Below is the view witch I used during the tests (returns just a static value without any database connection):
class TestView(APIView):
def get(self, request, *args, **kwargs):
response_data = {'message': "Test Message"}
return Response(response_data, status=status.HTTP_200_OK)
Results (I use wrk and also locust to do the testing):
WSGI:
gunicorn message_broker.wsgi:application --workers 4 --bind 0.0.0.0:8000
avg ~ 1ms
ASGI:
gunicorn message_broker.asgi:application --workers 4 --worker-class uvicorn.workers.UvicornWorker --bind 0.0.0.0:8000
avg ~ 17ms
I was trying to find out what was the cause of the observed difference resorting to django-cprofile-middleware. Adding django-cprofile-middleware to the end of MIDDLEWARE configuration (in settings.py) show me the same total time ~1ms for both ASGI and WSGI, so there was no difference on the django-cprofile-middleware level.
I know that the optimal solution for ASGI would be to use asynchronous view, in case of which standard coroutines would be used (not a new thread to emulate coroutine by sync_to_async). In my case ASGI and standard Django Rest Framework synchronous view is used.
I am also aware that for a synchronous view and ASGI, Django runs the view’s synchronous code in a thread pool using ThreadPoolExecutor. It works fine, I have analysed details with extended logging (logging process, thread, threadname) and using PYTHONASYNCIODEBUG=1. It was looking good for me - same process, same thread, creating new thread pool number (view code is running inside ThreadPoolExecutor-NNN_0 for each request - different pool number NNN). I also have checked if there was an issue with middleware not supporting asynchronous, as suggested by Django documentation:
Middleware can be built to support both sync and async contexts.
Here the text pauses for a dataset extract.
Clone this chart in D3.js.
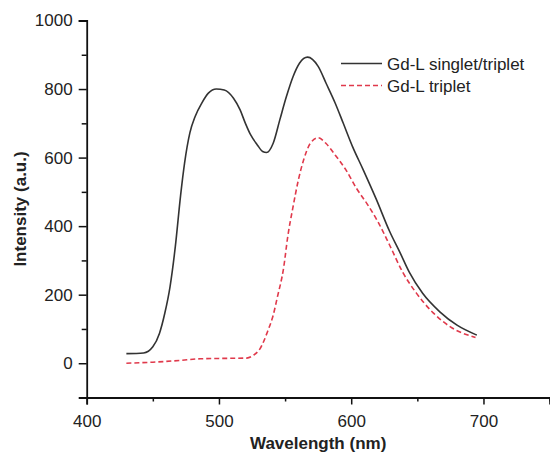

Some of Django’s middleware is built like this, but not all. To see what middleware Django has to adapt for, you can turn on debug logging for the django.request logger and look for log messages about “Asynchronous handler adapted for middleware …”.
Nothing is logged by class BaseHander adapt_method_mode() method so there is no problem with many/extra switches between async and sync.
My MIDDLEWARE configuration is as follows:
MIDDLEWARE = [
'django.middleware.security.SecurityMiddleware',
'django.contrib.sessions.middleware.SessionMiddleware',
'django.middleware.common.CommonMiddleware',
'django.middleware.csrf.CsrfViewMiddleware',
'django.contrib.auth.middleware.AuthenticationMiddleware',
'django.contrib.messages.middleware.MessageMiddleware',
'django.middleware.clickjacking.XFrameOptionsMiddleware',
]
I read documentation and watched conferences about ASGI/internals to find an answer to this issue. I read and searched for a cause of the problem in django/core/handlers source codes (asgi.py, base.py), django utils source codes and asgiref source codes. I found nothing special.
The obvious differences between ASGI and WSGI in my case are:
- running method:
gunicorn (WSGI) vs gunicorn with uvicorn class worker (ASGI) or daphne (same results)
- django internals:
get_wsgi_application() (WSGI) vs get_asgi_application() - process of synchronous view for ASGI mode by using ThreadPools (ASGI)
I wonder what is the cause of such a big difference, i.e., 1ms for WSGI vs 15ms for ASGI. It is hard to believe that it results from using get_asgi_application() and threading for synchronous view.
I will be thankful for any ideas or suggestions.